We now want a single function that takes in the filename and the filetype and runs the required of the three above functions and returns the dataframe.

In [6]:
def read_step_data(filename, read_type):
    read_type = read_type.lower()
    if read_type == "pacer":
        return read_Pacer_data(filename)
    elif read_type == "qsaccess" or read_type == "qs":
        return read_QS_data(filename)
    elif read_type == "xml":
        return read_XML_data(filename)
    elif read_type == "clean" or read_type == "cleaned":
        return read_CLEAN_data(filename)
    else:
        raise Exception("Not a valid file type to read! Use pacer, qs, xml or clean")

### Example and Testing

We read in one of the participant files, and make sure the data has been imported correctly. We then write the file to csv and read it through the cleaned function to ensure that this is also functioning as intended.

In [7]:
READPATH = "../../data/Participant_ID_01/DetailedSteps_2020_10_24_1932.csv"
dat = read_step_data(READPATH, "pacer")
dat.head(10)

Unnamed: 0,Date,Hour,Steps
0,2020-10-18,0,1.0
1,2020-10-18,1,1.0
2,2020-10-18,2,1.0
3,2020-10-18,3,1.0
4,2020-10-18,4,1.0
5,2020-10-18,5,1.0
6,2020-10-18,6,1.0
7,2020-10-18,7,23.0
8,2020-10-18,8,2.0
9,2020-10-18,9,40.0


This works perfectly!

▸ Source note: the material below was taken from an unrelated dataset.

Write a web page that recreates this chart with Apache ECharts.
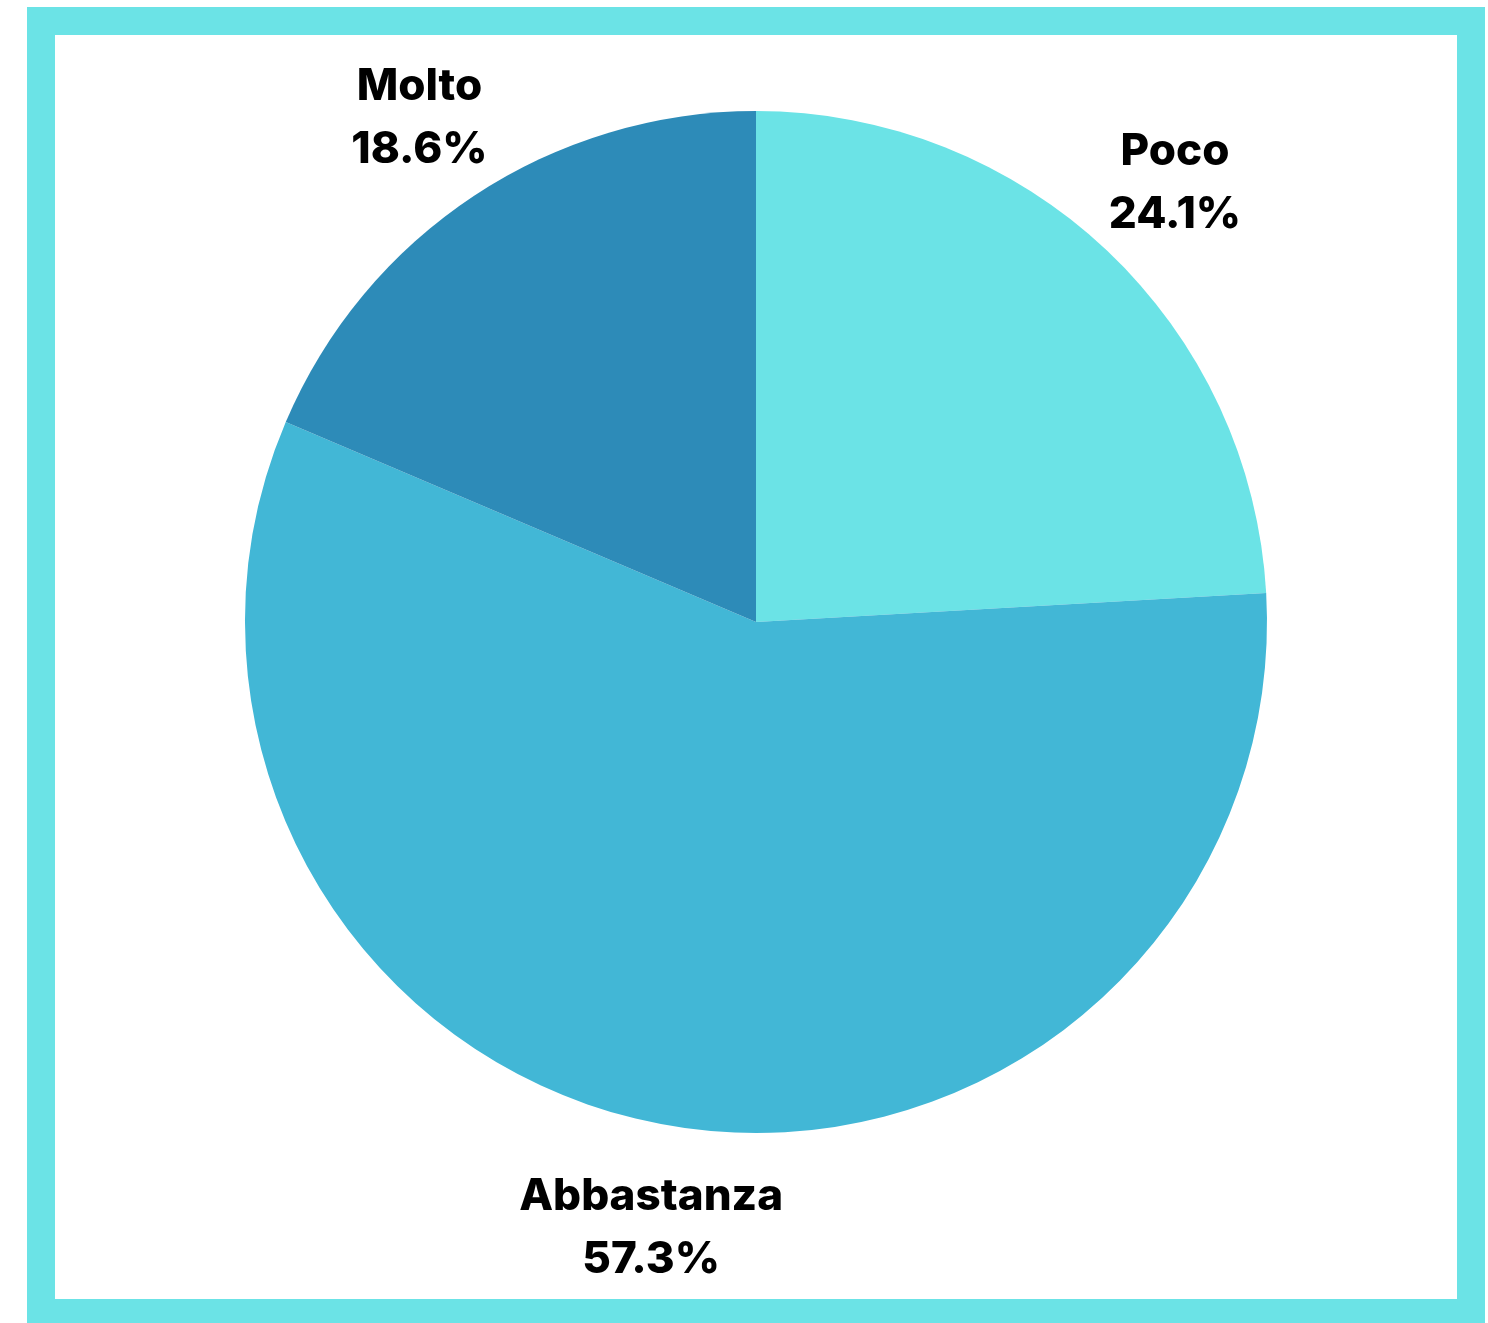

We now write the dataframe to a new csv file in a "cleaned data" folder.

In [8]:
WRITEPATH = "../../data/cleaned/participant1.csv"
dat.to_csv(WRITEPATH, index = False)

We now read in the data again and check that it matches the dataframe above.

In [9]:
dat1 = read_step_data(WRITEPATH, "clean")
dat1.head(10)

Unnamed: 0,Date,Hour,Steps
0,2020-10-18,0,1.0
1,2020-10-18,1,1.0
2,2020-10-18,2,1.0
3,2020-10-18,3,1.0
4,2020-10-18,4,1.0
5,2020-10-18,5,1.0
6,2020-10-18,6,1.0
7,2020-10-18,7,23.0
8,2020-10-18,8,2.0
9,2020-10-18,9,40.0


In [10]:
print(dat.dtypes)
print()
print(dat1.dtypes)

Date      object
Hour       int64
Steps    float64
dtype: object

Date      object
Hour       int64
Steps    float64
dtype: object


We see that the datasets and types in each data frame agree, and so everything has worked as planned.